Find the line with "Write the matplotlib code for this chart." and the line with "from matplotlib.lines import Line2D", then repeat both of them and every line in between exactly. Omit the pictures.

> [Data listing]:
## start

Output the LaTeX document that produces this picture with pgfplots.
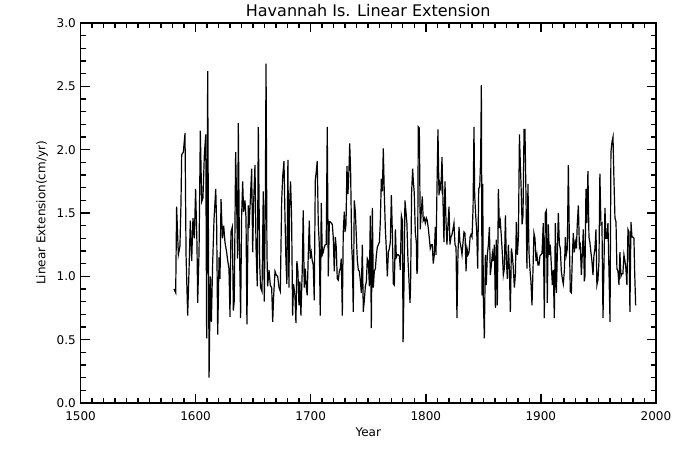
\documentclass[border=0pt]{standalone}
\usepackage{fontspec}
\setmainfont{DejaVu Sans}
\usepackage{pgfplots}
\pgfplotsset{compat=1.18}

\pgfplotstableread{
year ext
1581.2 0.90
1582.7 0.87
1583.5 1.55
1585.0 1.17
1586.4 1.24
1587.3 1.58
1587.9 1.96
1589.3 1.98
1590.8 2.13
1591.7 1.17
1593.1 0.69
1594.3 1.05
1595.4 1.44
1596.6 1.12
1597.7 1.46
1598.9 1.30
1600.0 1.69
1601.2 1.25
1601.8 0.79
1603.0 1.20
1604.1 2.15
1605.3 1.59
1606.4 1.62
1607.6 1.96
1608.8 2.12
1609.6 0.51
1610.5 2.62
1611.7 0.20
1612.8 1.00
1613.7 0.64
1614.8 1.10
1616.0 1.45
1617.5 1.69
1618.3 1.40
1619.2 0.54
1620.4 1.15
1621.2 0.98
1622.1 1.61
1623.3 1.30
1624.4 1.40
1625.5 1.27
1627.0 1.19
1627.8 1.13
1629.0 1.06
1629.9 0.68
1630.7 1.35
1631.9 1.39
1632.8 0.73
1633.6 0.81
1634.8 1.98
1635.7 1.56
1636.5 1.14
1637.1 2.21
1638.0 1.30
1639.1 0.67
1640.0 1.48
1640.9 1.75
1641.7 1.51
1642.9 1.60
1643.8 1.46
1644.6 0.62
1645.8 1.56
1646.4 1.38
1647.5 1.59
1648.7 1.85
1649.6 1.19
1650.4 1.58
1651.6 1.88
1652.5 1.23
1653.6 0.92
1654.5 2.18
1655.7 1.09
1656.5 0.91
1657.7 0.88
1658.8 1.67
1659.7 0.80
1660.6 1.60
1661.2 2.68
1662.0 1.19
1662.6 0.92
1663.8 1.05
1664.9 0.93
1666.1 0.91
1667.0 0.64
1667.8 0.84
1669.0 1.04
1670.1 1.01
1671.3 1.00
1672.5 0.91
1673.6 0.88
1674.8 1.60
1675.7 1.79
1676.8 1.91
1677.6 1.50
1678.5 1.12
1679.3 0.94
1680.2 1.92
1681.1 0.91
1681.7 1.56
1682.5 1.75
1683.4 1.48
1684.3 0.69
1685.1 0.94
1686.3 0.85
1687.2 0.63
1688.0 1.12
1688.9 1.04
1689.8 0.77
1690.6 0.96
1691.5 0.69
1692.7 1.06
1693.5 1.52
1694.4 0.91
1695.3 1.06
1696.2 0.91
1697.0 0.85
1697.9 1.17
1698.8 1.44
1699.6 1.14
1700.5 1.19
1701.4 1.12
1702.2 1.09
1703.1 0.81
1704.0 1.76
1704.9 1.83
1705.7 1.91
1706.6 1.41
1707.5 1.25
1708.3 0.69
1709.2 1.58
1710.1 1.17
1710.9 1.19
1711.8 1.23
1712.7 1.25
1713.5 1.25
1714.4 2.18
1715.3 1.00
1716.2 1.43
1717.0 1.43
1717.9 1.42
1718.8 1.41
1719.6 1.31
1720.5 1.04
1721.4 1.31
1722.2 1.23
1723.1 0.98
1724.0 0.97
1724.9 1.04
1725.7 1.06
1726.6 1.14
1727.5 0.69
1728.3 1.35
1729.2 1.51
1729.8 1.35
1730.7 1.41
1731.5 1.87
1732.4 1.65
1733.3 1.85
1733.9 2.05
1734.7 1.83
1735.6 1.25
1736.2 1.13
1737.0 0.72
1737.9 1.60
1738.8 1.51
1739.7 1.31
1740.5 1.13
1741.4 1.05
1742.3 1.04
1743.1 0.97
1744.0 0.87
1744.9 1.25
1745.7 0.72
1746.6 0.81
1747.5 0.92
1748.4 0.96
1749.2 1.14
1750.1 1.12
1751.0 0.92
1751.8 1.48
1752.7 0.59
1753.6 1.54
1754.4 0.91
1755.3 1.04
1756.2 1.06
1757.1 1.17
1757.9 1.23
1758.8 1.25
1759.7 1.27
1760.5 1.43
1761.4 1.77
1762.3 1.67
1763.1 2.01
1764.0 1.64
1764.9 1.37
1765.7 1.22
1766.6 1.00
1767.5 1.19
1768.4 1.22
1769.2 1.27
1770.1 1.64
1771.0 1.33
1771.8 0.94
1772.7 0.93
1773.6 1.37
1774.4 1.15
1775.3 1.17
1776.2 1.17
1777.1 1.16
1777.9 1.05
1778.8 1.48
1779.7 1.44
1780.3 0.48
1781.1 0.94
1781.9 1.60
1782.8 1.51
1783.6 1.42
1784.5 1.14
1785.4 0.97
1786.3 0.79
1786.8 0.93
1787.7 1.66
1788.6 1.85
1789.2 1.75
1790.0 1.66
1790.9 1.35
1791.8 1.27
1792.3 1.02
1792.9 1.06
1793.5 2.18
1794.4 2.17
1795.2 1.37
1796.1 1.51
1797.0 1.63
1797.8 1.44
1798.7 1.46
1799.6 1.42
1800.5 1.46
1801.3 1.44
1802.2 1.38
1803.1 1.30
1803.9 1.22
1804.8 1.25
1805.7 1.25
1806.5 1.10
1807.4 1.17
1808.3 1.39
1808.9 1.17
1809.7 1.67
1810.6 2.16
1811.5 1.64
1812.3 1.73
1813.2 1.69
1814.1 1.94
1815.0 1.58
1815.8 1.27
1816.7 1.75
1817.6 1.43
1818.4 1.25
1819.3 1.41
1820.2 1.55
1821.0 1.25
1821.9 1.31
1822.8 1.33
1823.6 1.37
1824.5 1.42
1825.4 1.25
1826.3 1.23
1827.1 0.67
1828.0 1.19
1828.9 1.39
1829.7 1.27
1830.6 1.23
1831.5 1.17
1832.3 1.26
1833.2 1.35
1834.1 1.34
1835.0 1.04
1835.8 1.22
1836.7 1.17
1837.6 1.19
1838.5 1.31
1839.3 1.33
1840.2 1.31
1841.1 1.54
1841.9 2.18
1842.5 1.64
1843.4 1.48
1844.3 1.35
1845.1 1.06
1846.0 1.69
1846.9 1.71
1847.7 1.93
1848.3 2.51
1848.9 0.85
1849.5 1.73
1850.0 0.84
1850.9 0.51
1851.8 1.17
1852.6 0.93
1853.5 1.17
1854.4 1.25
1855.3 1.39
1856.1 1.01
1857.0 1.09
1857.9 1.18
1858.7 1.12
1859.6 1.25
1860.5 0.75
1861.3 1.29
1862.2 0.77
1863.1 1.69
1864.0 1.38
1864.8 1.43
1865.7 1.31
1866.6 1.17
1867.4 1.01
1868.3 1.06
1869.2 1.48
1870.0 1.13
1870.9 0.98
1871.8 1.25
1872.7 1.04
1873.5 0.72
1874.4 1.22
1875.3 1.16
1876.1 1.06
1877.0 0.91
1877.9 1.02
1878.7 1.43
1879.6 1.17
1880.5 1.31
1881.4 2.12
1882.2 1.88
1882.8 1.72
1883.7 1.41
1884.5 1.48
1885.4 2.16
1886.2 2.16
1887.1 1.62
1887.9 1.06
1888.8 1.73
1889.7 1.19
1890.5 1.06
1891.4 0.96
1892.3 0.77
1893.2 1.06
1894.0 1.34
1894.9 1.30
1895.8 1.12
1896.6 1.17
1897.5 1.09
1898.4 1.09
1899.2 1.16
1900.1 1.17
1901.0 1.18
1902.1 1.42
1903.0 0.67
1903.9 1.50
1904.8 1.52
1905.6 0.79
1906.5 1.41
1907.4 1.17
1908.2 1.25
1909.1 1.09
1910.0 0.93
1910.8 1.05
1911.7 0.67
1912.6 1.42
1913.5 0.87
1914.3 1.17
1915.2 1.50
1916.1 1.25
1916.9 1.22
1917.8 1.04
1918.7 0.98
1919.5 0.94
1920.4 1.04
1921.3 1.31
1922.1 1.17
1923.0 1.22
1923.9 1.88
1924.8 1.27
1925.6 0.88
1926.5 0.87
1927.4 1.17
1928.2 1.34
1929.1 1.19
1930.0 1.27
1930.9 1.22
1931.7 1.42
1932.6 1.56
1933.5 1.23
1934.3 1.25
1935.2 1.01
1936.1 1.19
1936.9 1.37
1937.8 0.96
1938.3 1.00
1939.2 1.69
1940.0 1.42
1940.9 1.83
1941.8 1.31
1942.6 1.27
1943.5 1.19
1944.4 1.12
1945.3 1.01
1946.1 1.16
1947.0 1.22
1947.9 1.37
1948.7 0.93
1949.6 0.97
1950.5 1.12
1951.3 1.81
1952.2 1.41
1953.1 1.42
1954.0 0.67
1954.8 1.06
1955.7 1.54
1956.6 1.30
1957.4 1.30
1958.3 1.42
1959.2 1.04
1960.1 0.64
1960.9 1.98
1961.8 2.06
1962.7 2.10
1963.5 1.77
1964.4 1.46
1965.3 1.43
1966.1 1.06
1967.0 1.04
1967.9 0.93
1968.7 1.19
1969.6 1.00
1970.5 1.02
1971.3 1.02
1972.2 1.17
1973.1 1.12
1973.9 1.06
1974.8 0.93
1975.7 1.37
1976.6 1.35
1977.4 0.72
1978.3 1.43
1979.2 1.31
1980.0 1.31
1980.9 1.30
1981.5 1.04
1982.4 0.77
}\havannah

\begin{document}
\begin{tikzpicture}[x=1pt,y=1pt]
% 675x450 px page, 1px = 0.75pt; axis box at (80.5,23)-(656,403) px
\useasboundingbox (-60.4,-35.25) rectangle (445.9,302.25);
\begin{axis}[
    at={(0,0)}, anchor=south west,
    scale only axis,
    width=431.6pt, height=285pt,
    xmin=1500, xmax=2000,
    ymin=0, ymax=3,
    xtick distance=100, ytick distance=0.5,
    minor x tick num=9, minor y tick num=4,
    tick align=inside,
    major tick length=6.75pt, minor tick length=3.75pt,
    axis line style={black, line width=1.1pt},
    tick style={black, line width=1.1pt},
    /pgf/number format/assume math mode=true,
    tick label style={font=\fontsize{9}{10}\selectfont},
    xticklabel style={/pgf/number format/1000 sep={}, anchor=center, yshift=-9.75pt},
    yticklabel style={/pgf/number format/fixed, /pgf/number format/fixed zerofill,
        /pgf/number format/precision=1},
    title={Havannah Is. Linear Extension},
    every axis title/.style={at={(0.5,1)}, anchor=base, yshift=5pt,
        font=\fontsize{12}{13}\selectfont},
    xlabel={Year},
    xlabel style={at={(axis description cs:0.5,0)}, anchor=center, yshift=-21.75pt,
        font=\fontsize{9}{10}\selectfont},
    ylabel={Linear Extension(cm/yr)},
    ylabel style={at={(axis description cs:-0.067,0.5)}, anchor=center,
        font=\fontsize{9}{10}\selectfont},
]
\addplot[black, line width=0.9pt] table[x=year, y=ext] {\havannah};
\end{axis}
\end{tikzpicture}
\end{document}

## end
## start

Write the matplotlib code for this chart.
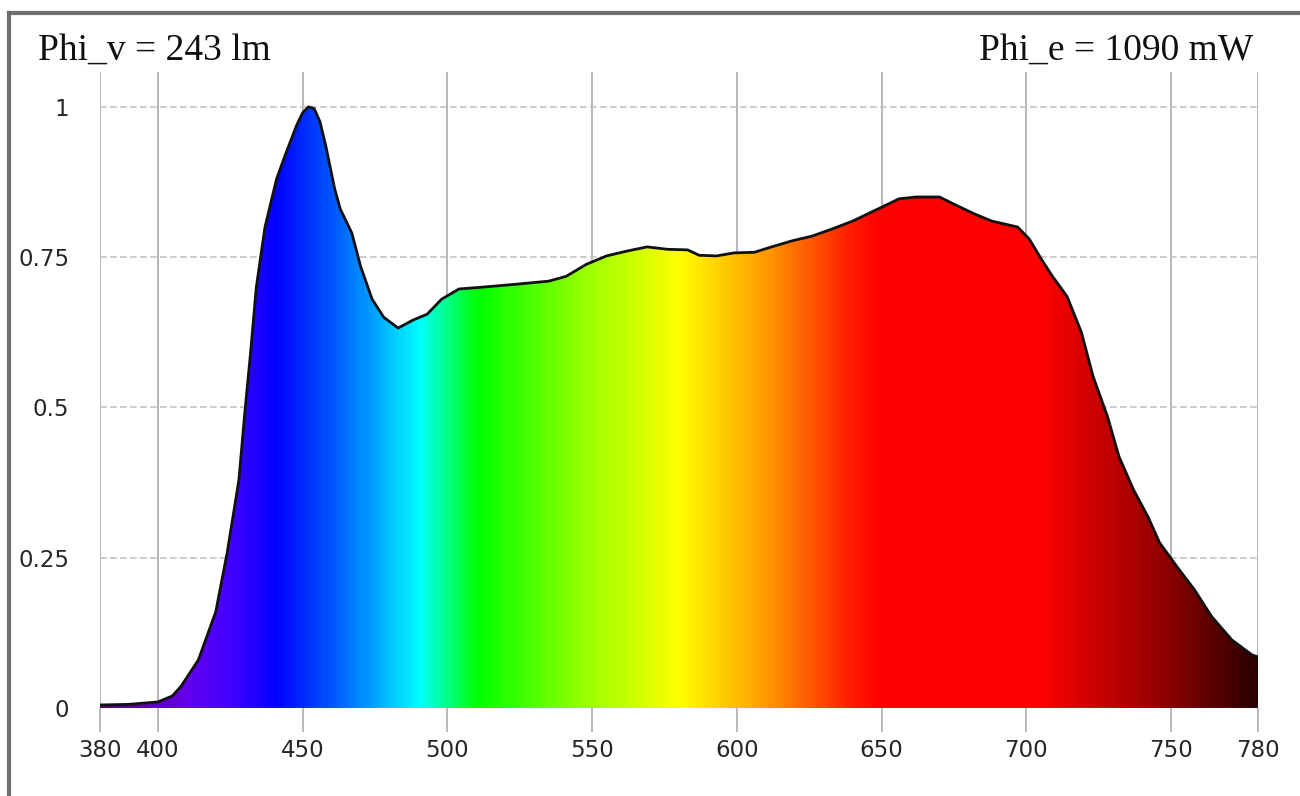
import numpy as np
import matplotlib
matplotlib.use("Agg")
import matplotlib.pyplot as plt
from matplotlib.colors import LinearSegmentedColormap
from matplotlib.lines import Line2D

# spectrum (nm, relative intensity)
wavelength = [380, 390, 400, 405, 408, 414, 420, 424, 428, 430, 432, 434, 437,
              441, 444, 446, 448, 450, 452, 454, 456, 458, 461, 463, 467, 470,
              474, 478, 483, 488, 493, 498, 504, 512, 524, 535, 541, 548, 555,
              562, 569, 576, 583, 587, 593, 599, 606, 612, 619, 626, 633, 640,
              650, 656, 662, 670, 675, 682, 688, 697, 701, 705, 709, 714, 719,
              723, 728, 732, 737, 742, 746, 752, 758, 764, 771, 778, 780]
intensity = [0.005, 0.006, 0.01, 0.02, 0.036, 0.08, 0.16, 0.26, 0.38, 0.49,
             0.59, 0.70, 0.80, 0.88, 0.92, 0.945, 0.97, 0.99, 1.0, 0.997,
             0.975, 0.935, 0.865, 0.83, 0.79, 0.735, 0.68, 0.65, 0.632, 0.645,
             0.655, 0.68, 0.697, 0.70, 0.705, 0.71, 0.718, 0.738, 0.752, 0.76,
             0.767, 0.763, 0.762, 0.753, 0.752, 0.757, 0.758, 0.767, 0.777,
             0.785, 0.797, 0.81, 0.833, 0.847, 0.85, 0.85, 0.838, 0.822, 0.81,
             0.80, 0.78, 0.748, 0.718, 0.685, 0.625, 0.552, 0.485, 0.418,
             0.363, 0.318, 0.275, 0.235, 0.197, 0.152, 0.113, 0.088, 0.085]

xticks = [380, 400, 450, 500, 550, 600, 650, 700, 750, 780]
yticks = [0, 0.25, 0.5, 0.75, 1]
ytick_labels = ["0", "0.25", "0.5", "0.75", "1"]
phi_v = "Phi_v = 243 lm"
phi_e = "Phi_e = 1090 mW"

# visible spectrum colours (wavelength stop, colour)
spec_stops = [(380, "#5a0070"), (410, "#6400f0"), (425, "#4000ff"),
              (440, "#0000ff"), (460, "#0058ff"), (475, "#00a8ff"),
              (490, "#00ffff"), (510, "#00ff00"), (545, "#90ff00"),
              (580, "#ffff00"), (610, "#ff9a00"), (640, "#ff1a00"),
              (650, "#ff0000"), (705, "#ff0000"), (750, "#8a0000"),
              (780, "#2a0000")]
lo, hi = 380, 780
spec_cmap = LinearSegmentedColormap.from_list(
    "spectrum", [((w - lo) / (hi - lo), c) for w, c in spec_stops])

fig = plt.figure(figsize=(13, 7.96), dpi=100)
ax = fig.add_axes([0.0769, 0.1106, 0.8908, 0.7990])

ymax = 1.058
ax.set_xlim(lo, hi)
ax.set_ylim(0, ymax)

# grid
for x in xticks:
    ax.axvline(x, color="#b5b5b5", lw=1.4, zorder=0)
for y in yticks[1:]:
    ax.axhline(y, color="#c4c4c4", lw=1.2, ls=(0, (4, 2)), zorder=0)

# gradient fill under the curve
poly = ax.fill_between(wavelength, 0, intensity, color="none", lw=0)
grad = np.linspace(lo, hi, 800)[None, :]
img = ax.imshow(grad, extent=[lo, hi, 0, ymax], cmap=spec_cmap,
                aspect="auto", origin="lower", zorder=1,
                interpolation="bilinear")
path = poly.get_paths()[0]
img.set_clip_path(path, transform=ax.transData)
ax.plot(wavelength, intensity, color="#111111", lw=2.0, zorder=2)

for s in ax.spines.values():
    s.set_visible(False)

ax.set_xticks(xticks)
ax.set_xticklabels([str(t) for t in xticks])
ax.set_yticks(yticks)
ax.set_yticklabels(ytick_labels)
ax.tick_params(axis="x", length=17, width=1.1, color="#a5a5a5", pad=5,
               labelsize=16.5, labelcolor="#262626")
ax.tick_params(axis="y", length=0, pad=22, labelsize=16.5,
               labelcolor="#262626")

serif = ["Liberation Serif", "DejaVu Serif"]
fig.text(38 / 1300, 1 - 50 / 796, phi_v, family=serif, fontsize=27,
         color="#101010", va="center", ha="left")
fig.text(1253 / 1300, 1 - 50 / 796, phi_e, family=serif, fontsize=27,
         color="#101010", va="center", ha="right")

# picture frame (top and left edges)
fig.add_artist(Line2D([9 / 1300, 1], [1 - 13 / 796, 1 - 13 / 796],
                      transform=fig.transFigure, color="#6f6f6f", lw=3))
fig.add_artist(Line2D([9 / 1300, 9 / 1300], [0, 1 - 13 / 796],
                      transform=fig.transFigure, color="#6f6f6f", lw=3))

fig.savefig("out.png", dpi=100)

## end

> [Response to this exercise]:
Write the matplotlib code for this chart.
import numpy as np
import matplotlib
matplotlib.use("Agg")
import matplotlib.pyplot as plt
from matplotlib.colors import LinearSegmentedColormap
from matplotlib.lines import Line2D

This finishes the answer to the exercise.